Can you set down, exactly as they appear below, the lines from the opening of the material through the one bearing "import pandas as pd", minus the pictures?

[Begin Recorded information]

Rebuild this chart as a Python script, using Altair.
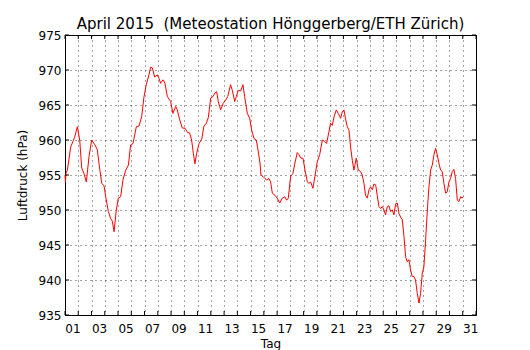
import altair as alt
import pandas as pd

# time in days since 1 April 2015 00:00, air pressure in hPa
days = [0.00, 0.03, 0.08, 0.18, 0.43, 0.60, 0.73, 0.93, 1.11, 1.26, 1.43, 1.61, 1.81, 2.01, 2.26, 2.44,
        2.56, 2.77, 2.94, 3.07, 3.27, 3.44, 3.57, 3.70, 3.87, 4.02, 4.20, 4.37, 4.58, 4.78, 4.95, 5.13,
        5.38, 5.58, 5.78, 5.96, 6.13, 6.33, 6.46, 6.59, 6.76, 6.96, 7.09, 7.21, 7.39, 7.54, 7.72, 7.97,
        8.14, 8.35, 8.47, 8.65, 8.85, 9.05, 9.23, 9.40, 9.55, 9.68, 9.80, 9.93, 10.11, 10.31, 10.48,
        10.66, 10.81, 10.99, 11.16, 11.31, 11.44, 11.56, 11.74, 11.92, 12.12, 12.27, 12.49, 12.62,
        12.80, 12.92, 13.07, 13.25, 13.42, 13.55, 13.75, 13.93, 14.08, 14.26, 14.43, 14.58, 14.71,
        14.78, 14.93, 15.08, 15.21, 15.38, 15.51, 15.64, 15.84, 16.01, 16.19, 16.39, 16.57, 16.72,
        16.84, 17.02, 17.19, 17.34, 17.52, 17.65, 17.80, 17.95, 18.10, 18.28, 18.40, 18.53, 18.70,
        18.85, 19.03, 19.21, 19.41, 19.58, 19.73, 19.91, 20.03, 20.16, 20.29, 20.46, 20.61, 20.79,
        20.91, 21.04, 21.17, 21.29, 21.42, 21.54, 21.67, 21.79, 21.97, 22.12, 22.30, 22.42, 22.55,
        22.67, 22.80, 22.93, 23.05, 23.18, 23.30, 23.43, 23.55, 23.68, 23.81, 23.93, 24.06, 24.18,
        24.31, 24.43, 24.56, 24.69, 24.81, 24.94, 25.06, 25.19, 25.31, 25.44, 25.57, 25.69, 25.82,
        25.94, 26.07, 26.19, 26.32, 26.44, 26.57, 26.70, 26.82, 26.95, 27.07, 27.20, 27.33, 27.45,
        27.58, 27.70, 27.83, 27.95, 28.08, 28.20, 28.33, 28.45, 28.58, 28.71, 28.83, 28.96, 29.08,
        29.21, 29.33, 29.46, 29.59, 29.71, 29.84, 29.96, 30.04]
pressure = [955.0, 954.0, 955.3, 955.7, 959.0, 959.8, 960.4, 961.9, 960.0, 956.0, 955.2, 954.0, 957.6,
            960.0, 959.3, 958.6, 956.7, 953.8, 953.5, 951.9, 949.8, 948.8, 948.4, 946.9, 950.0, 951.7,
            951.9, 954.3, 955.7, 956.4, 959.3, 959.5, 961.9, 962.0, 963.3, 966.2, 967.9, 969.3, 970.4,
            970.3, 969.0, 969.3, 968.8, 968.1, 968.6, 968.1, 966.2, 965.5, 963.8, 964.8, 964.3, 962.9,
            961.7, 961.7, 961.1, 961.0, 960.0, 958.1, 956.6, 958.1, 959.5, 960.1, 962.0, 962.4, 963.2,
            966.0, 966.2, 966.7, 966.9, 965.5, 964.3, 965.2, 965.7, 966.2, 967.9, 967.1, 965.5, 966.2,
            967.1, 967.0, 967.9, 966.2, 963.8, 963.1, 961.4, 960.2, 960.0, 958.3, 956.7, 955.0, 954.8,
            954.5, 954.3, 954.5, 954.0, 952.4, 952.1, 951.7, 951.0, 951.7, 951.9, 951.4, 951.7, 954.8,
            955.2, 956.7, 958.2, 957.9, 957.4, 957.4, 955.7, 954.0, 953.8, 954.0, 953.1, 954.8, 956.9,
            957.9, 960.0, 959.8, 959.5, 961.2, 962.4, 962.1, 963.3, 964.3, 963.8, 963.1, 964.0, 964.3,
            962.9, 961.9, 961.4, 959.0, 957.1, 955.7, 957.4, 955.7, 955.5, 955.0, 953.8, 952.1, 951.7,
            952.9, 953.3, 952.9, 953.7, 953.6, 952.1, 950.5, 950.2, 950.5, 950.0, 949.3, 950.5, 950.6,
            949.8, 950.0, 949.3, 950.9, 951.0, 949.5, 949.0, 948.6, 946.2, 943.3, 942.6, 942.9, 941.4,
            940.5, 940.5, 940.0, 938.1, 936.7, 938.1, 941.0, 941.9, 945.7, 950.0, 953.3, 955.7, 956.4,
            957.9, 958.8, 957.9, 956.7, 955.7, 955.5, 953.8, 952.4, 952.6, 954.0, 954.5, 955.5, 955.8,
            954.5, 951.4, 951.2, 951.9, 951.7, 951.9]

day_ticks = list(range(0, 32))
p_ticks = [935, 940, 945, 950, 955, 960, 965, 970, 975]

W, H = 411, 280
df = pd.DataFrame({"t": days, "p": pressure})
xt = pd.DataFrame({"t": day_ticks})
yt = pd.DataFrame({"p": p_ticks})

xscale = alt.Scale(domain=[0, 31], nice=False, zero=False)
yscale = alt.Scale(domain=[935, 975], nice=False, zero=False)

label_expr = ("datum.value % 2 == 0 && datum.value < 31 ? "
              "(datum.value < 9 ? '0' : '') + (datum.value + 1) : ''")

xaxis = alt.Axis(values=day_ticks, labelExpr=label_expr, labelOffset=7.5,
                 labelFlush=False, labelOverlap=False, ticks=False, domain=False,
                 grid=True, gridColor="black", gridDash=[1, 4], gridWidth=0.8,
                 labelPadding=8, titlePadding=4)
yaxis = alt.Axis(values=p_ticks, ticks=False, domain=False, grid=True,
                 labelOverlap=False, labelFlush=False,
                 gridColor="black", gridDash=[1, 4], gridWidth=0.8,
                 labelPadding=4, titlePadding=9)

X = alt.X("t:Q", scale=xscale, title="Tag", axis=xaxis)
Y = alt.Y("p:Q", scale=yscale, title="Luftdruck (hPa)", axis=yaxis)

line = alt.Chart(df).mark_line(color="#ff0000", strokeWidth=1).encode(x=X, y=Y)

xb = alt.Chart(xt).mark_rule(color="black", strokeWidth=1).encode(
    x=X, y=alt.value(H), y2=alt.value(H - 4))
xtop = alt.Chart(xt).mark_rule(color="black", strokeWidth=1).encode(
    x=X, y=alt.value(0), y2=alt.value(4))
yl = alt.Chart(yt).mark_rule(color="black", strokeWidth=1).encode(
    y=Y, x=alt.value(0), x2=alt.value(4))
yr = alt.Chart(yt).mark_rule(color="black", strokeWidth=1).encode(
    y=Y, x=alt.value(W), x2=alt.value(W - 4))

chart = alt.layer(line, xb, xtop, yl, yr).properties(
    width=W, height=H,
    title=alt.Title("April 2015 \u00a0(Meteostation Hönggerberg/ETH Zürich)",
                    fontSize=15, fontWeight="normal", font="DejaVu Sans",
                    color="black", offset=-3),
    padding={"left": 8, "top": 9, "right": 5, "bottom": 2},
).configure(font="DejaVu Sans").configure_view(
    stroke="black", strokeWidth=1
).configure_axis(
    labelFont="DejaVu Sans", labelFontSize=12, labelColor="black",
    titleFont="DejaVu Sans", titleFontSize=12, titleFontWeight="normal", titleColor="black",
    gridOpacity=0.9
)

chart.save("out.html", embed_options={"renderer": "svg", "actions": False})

[End Recorded information]

▶ _Completed task_
Rebuild this chart as a Python script, using Altair.
import altair as alt
import pandas as pd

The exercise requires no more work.